A due degli indagati sono stati, altresì, contestati i reati di autoriciclaggio e, per uno di questi, anche il reato di riciclaggio, essendo state accertate, in almeno due circostanze, condotte poste in essere sui beni distratti dalla massa fallimentare finalizzate ad impedirne l’individuazione della provenienza delittuosa. Detti beni, per lo più compendi aziendali – dopo essere stati sottratti al patrimonio delle fallite – sono stati trasferiti a soggetti giuridici appositamente costituiti dagli stessi indagati al fine di preservarli da possibili aggressioni dei creditori ovvero in favore di società terze allo scopo di monetizzarne il relativo valore.
L’analisi sulla documentazione acquisita presso le sedi delle imprese coinvolte in tali operazioni, nonché le attività tecniche di captazione di comunicazioni telefoniche e di analisi forense sui computer e server aziendali hanno condotto alla individuazione delle seguenti operazioni societarie aventi finalità distrattive o dissipative:
– simulato conferimento da parte della fallita M.G. S.p.A., al fine di occultare il proprio stato di insolvenza, del 100% delle quote societarie delle controllate L.S. S.r.l. (anch’essa fallita in data 11/11/2019) e A.I. S.r.l. (per la quale pende istanza di fallimento) – entrambe fortemente indebitate verso la banca barese – in un fondo di investimento estero, con sede in Gibilterra, di fatto riconducibile a uno degli indagati, a fronte della ricezione di quote dello stesso fondo del valore nominale di 20 milioni di euro. In tale contesto, M.G. S.p.A. ha anche dismesso alcuni immobili di rilevante valore, quali un albergo e un polo logistico in provincia di Bari, ceduti a società terze per 22 milioni di euro il primo e, per 4.7 milioni di euro, il secondo;
– dismissione, da parte della fallita F. S.p.A. di un prestigioso palazzo storico sito in Roma in favore della R.T. S.r.l., società controllata dalla L.R.E. S.p.A., facente parte di un rilevante gruppo societario fiorentino, al prezzo di 40 milioni di euro. Dalle indagini è emerso che tale cessione era stata promossa dal medesimo istituto bancario barese (nei cui confronti il gruppo F./M. aveva un’esposizione debitoria di oltre 160 milioni di euro), che, in accordo con le parti, ha incassato parte del prezzo corrisposto dalla società venditrice al fine di ridurre il debito che la fallita F. S.p.A. aveva nei confronti della medesima banca. Inoltre, al fine di incentivare tale operazione, l’istituto bancario barese ha finanziato la società acquirente per un importo pari all’intero prezzo di cessione.

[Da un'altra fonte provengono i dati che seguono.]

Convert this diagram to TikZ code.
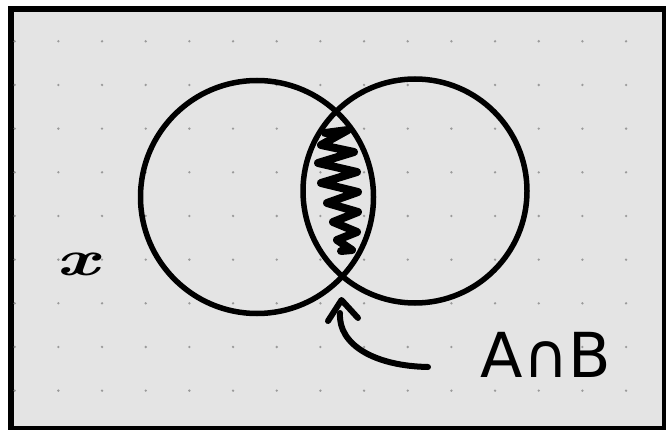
\documentclass[tikz,border=0pt]{standalone}
\usepackage{fontspec}
\newfontfamily\djv{DejaVu Sans}
\definecolor{bggray}{HTML}{E4E4E4}
\definecolor{dotgray}{HTML}{9A9A9A}
\begin{document}
\begin{tikzpicture}[x=1pt,y=-1pt,
  ink/.style={draw=black,line width=6pt,line cap=round,line join=round},
  setcircle/.style={circle,draw=black,line width=5.5pt,inner sep=0pt},
  dotmark/.style={fill=dotgray,draw=none}]
\useasboundingbox (0,0) rectangle (666,430);
\clip (0,0) rectangle (666,430);
\fill[white] (0,0) rectangle (666,430);
\draw[fill=bggray,line width=6pt] (11,9) rectangle (665,429);
\foreach \i in {0,...,14}{
  \foreach \j in {0,...,8}{
    \fill[dotmark] ({14.7+43.67*\i},{41.3+43.67*\j}) circle (1.3);
  }
}
\node[setcircle,minimum size=233pt] (A) at (257,197) {};
\node[setcircle,minimum size=224pt] (B) at (415,191) {};
\draw[ink,line width=8pt]
  (325,133) -- (348,130) -- (321,145) -- (354,152) -- (318,163) -- (357,172)
  -- (321,183) -- (358,192) -- (327,203) -- (358,212) -- (333,222) -- (357,232)
  -- (337,240) -- (352,250) -- (341,251);
\coordinate (tail) at (428,367);
\coordinate (shaftend) at (340,313);
\coordinate (tip) at (341.5,300);
\coordinate (barbL) at (328,321);
\coordinate (barbR) at (358,318);
\draw[ink] (tail) .. controls (375,366) and (338,345) .. (shaftend);
\draw[ink] (barbL) -- (tip) -- (barbR);
\node[inner sep=0pt,font=\djv\fontsize{62pt}{62pt}\selectfont] (lab) at (546,355) {A∩B};
\node[inner sep=0pt,xscale=1.5,font=\fontsize{50pt}{50pt}\selectfont\bfseries\itshape] (xl) at (78,264) {x};
\end{tikzpicture}
\end{document}
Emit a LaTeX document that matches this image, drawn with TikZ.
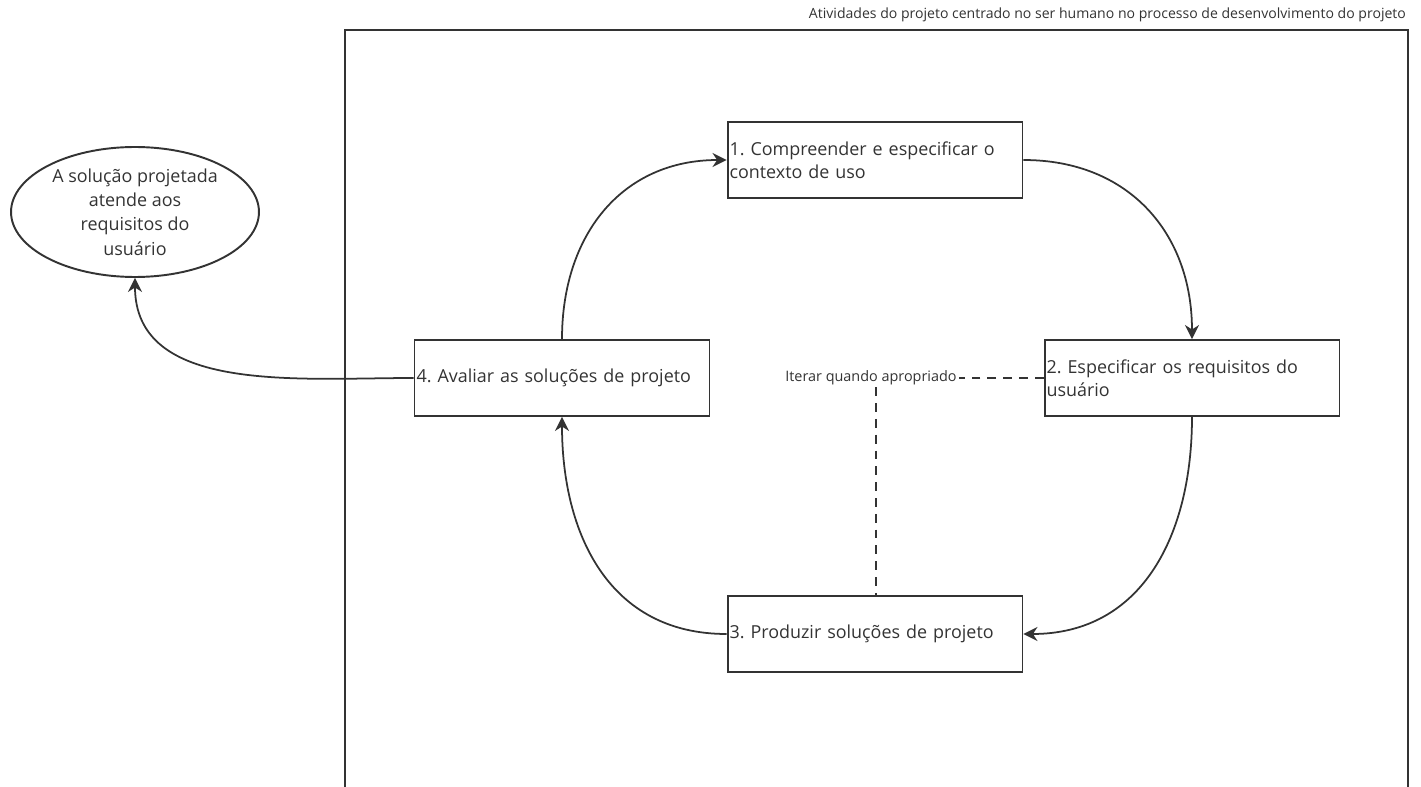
\documentclass[tikz,border=0pt]{standalone}
\usepackage{fontspec}
\setmainfont{Open Sans}
\usetikzlibrary{arrows.meta,shapes.geometric}
\definecolor{ink}{HTML}{333333}
\frenchspacing
\tikzset{
  stage/.style={draw=ink,line width=1.1pt,minimum height=1.52cm,text width=5.82cm,
    inner xsep=0.04cm,align=left,font=\fontsize{10.2}{13}\selectfont,text=ink},
  goal/.style={ellipse,draw=ink,line width=1.1pt,minimum width=4.96cm,minimum height=2.6cm,
    inner sep=0pt,align=center,font=\fontsize{10.2}{13.9}\selectfont,text=ink},
  flow/.style={draw=ink,line width=1pt,-{Stealth[length=8pt,width=8pt]}},
  iter/.style={draw=ink,line width=0.9pt,dash pattern=on 5pt off 4pt}
}
\begin{document}
\begin{tikzpicture}[x=0.02cm,y=-0.02cm]
\useasboundingbox (0,0) rectangle (1421,787);
            % Frame
\draw[ink,line width=1pt] (345,787) -- (345,30) -- (1408,30) -- (1408,787);
\node[anchor=south east,inner sep=1pt,text=ink,font=\fontsize{8}{9}\selectfont] (title) at (1408,24)
  {Atividades do projeto centrado no ser humano no processo de desenvolvimento do projeto};
            % Stages
\node[stage] (s1) at (875,160) {1. Compreender e especificar o\\contexto de uso};
\node[stage] (s2) at (1192,378) {2. Especificar os requisitos do\\usuário};
\node[stage] (s3) at (875,634) {3. Produzir soluções de projeto};
\node[stage] (s4) at (562,378) {4. Avaliar as soluções de projeto};
\node[goal] (ok) at (135,212) {A solução projetada\\atende aos\\requisitos do\\usuário};
\node[inner sep=1pt,text=ink,font=\fontsize{8.2}{9}\selectfont] (it) at (871,378) {Iterar quando apropriado};
%Cycle
\draw[flow] (s4.north) to[out=90,in=180,looseness=1.1] (s1.west);
\draw[flow] (s1.east) to[out=0,in=90,looseness=1.1] (s2.north);
\draw[flow] (s2.south) to[out=-90,in=0,looseness=1.1] (s3.east);
\draw[flow] (s3.west) to[out=180,in=-90,looseness=1.1] (s4.south);
%Exit
\draw[flow] (s4.west) to[out=180,in=-90] (ok.south);
%Iteration
\draw[iter] (s2.west) -- (it.east);
\draw[iter] (it.south -| 876,0) -- (s3.north -| 876,0);
\end{tikzpicture}
\end{document}
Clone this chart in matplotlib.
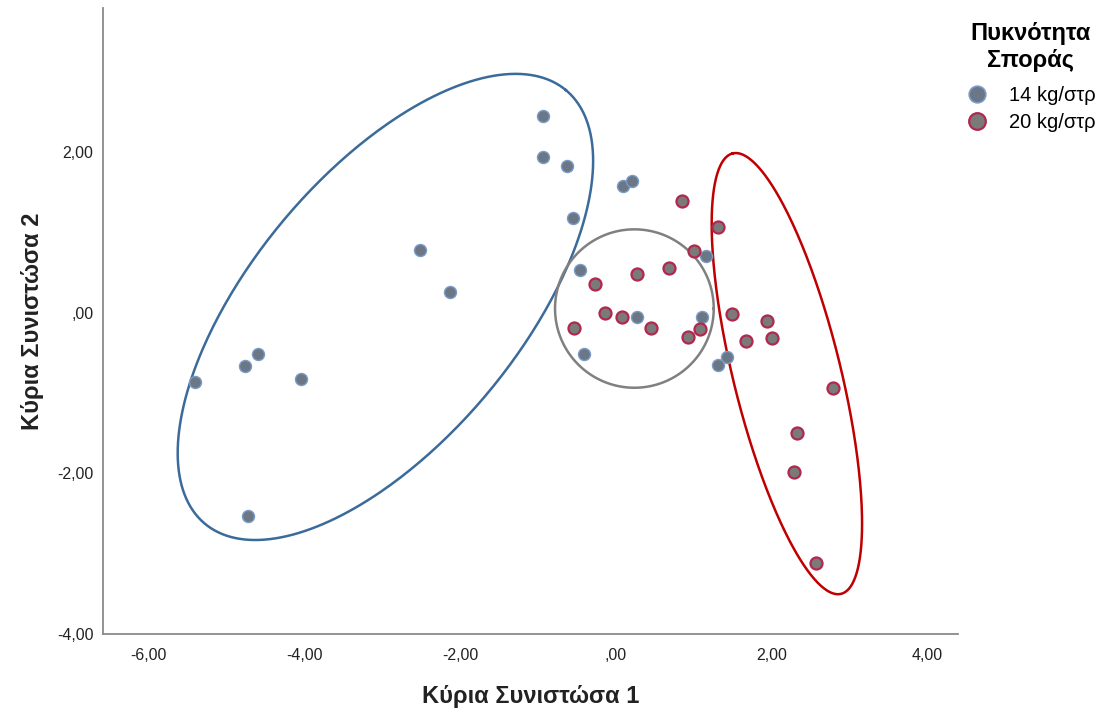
import numpy as np
import matplotlib
matplotlib.use("Agg")
import matplotlib.pyplot as plt
from matplotlib.lines import Line2D

plt.rcParams['font.family'] = ['Liberation Sans', 'DejaVu Sans']

# Component scores, 14 kg/στρ
x_14 = [-0.94, -0.94, -0.62, -0.55, 0.09, 0.21, -2.52, -2.13, -0.46, 0.27,
        -0.41, 1.16, 1.11, 1.43, 1.32, -5.41, -4.77, -4.60, -4.05, -4.73]
y_14 = [2.45, 1.93, 1.83, 1.18, 1.58, 1.64, 0.78, 0.25, 0.53, -0.05,
        -0.52, 0.70, -0.06, -0.55, -0.65, -0.86, -0.67, -0.52, -0.83, -2.53]

# Component scores, 20 kg/στρ
x_20 = [0.85, 1.31, 1.00, 0.27, 0.69, -0.26, -0.14, 0.08, -0.53, 0.46,
        0.93, 1.08, 1.49, 1.67, 1.95, 2.01, 2.79, 2.33, 2.29, 2.58]
y_20 = [1.39, 1.07, 0.76, 0.48, 0.55, 0.36, 0.00, -0.06, -0.19, -0.19,
        -0.31, -0.20, -0.02, -0.36, -0.11, -0.32, -0.94, -1.50, -1.99, -3.12]

ticks_x = [-6, -4, -2, 0, 2, 4]
ticks_y = [2, 0, -2, -4]

# groupings drawn by hand: center, semi-axes (x units), angle in degrees, colour
groups = [
    ((-2.96, 0.07), 3.63, 1.72, 50.3, '#3a6b9a'),
    ((0.24, 0.05), 1.02, 1.02, 0.0, '#808080'),
    ((2.20, -0.76), 2.92, 0.69, 103.8, '#c00000'),
]


def fmt(v):
    s = f"{v:.2f}".replace('.', ',')
    if s.startswith('0'):
        s = s[1:]
    return s


fig = plt.figure(figsize=(11.05, 7.17), dpi=100)
ax = fig.add_axes([0.0932, 0.1158, 0.7738, 0.873])
ax.set_xlim(-6.59, 4.40)
ax.set_ylim(-4.0, 3.79)

# y pixels per unit over x pixels per unit
k = 80.5 / 77.8
t = np.linspace(0, 2 * np.pi, 400)
for (cx, cy), a, b, ang, col in groups:
    th = np.radians(ang)
    u = a * np.cos(t) * np.cos(th) - b * np.sin(t) * np.sin(th)
    v = a * np.cos(t) * np.sin(th) + b * np.sin(t) * np.cos(th)
    ax.plot(cx + u, cy + v / k, color=col, lw=1.8, zorder=2)

ax.scatter(x_14, y_14, s=75, c='#6b7686', edgecolors='#7a9cc6', linewidths=1.0, zorder=3)
ax.scatter(x_20, y_20, s=75, c='#7a7a7a', edgecolors='#b0284e', linewidths=1.6, zorder=3)

ax.set_xticks(ticks_x)
ax.set_xticklabels([fmt(v) for v in ticks_x])
ax.set_yticks(ticks_y)
ax.set_yticklabels([fmt(v) for v in ticks_y])
ax.tick_params(length=0, labelsize=11.5, colors='#222222')
ax.tick_params(axis='x', pad=10)
ax.tick_params(axis='y', pad=7)

for s in ['top', 'right']:
    ax.spines[s].set_visible(False)
for s in ['left', 'bottom']:
    ax.spines[s].set_color('#8a8a8a')
    ax.spines[s].set_linewidth(1.3)

ax.set_xlabel('Κύρια Συνιστώσα 1', fontsize=17, fontweight='bold', color='#222222', labelpad=16)
ax.set_ylabel('Κύρια Συνιστώσα 2', fontsize=17, fontweight='bold', color='#222222', labelpad=9)

handles = [
    Line2D([], [], ls='none', marker='o', ms=12, mfc='#6b7686', mec='#7a9cc6', mew=1.2),
    Line2D([], [], ls='none', marker='o', ms=12, mfc='#7a7a7a', mec='#b0284e', mew=1.6),
]
leg = ax.legend(handles, ['14 kg/στρ', '20 kg/στρ'], title='Πυκνότητα\nΣποράς',
                loc='upper left', bbox_to_anchor=(0.873, 0.969), bbox_transform=fig.transFigure,
                frameon=False, fontsize=14.5, handletextpad=1.0, labelspacing=0.42,
                handlelength=1.2, borderpad=0, borderaxespad=0)
leg.get_title().set_fontsize(17)
leg.get_title().set_fontweight('bold')
leg.get_title().set_multialignment('center')
leg.get_title().set_linespacing(1.2)
leg._legend_box.sep = 10

fig.savefig('out.png', dpi=100)
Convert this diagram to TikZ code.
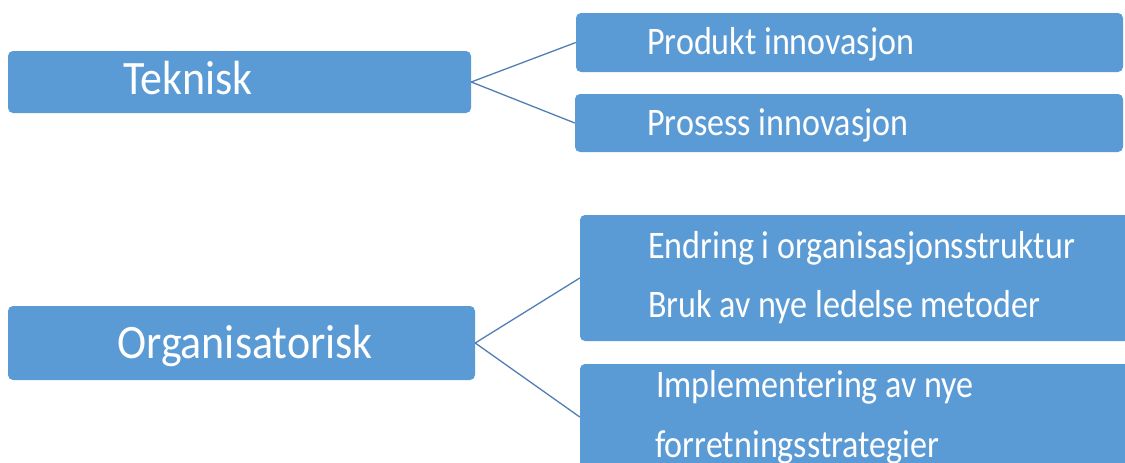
\documentclass[tikz,border=0pt]{standalone}
\usepackage{fontspec}
\setmainfont{Carlito}
\definecolor{boxblue}{HTML}{5B9BD5}
\definecolor{linkblue}{HTML}{4F7FB4}
\tikzset{
  catbox/.style={rectangle, rounded corners=5pt, fill=boxblue, draw=none, inner sep=0pt},
  bigtext/.style={anchor=base west, inner sep=0pt, text=white,
    font=\fontsize{48}{58}\selectfont},
  smalltext/.style={anchor=base west, inner sep=0pt, text=white,
    font=\fontsize{39}{47}\selectfont},
  link/.style={draw=linkblue, line width=1.3pt}
}
\newcommand{\squeeze}[1]{\scalebox{0.915}[1]{#1}}
\newcommand{\squeezesm}[1]{\scalebox{0.873}[1]{#1}}
\begin{document}
\begin{tikzpicture}[x=1pt,y=-1pt]
  \useasboundingbox (0,0) rectangle (1125,463);
  \clip (0,0) rectangle (1125,463);
  \fill[white] (0,0) rectangle (1125,463);

  % left-hand categories
  \node[catbox, minimum width=463pt, minimum height=62pt] (tek) at (239.5,82) {};
  \node[catbox, minimum width=467pt, minimum height=74pt] (org) at (241.5,343) {};

  % right-hand items
  \node[catbox, minimum width=547pt, minimum height=59pt] (prod) at (849.5,42.5) {};
  \node[catbox, minimum width=548pt, minimum height=58pt] (pros) at (849,123) {};
  \node[catbox, minimum width=560pt, minimum height=126pt] (endr) at (860,278) {};
  \node[catbox, minimum width=560pt, minimum height=106pt] (impl) at (860,417) {};

  % connectors
  \draw[link] (tek.east) -- (prod.west);
  \draw[link] (tek.east) -- (pros.west);
  \draw[link] (org.east) -- (endr.west);
  \draw[link] (org.east) -- (impl.west);

  % texts
  \node[bigtext] (tektxt) at (123,94) {\squeeze{Teknisk}};
  \node[bigtext] (orgtxt) at (117,358) {\squeeze{Organisatorisk}};
  \node[smalltext] (prodtxt) at (647,54) {\squeezesm{Produkt innovasjon}};
  \node[smalltext] (prostxt) at (647,135) {\squeezesm{Prosess innovasjon}};
  \node[smalltext] (endrtxt) at (648,258) {\squeezesm{Endring i organisasjonsstruktur}};
  \node[smalltext] (bruktxt) at (648,317) {\squeezesm{Bruk av nye ledelse metoder}};
  \node[smalltext] (impltxt) at (656,397) {\squeezesm{Implementering av nye}};
  \node[smalltext] (forrtxt) at (655,457) {\squeezesm{forretningsstrategier}};
\end{tikzpicture}
\end{document}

Le attività investigative hanno, inoltre, disvelato l’esistenza di un accordo occulto finalizzato a consentire al rappresentante legale della F. S.p.A. di ottenere un surplus del prezzo della cessione sotto forma di “partecipazione” al capitale sociale della L.R.E. S.p.A. del valore di 2 milioni di euro;
– dismissione della partecipazione posseduta dalla M.G. S.p.A. nella C. S.p.A. (società attiva nel settore dei servizi alle imprese), in favore della M.I. S.r.l., società di cui uno stretto parente del rappresentante legale della M.G. S.p.A. deteneva il 50% delle quote, al prezzo sottostimato di 4,5 milioni di euro e con una vantaggiosa dilazione trentennale del pagamento del prezzo senza interessi. Nel corso del 2019, il citato familiare riciclava la propria quota del capitale sociale di M.I. S.r.l. cedendola ad un soggetto terzo al prezzo di 1,2 milioni di euro;
– dismissione da parte della F. S.p.A. del 100% delle quote della S. S.r.l – società titolare di prestigiosi alberghi siti a Monopoli (BA), nonché gestore di un noto complesso turistico a Polignano a Mare (BA) – alla S.E. S.r.l. (società sempre riconducibile al parente stretto del rappresentante legale della F. S.p.A.) al prezzo sottostimato di 2 milioni di euro da corrispondersi, anche in questo caso, con una dilazione decennale e senza interessi. Il citato prezzo di vendita è stato determinato sulla base di una perizia redatta da un compiacente commercialista riportante un valore inferiore al reale.
Peraltro, il trasferimento delle quote della S. S.r.l. alla S.E. S.r.l. – in quanto posto in essere al fine di ostacolare l’identificazione della provenienza delittuosa del cespite ceduto, profitto del reato di bancarotta fallimentare – ha integrato una tipica ipotesi di autoriciclaggio.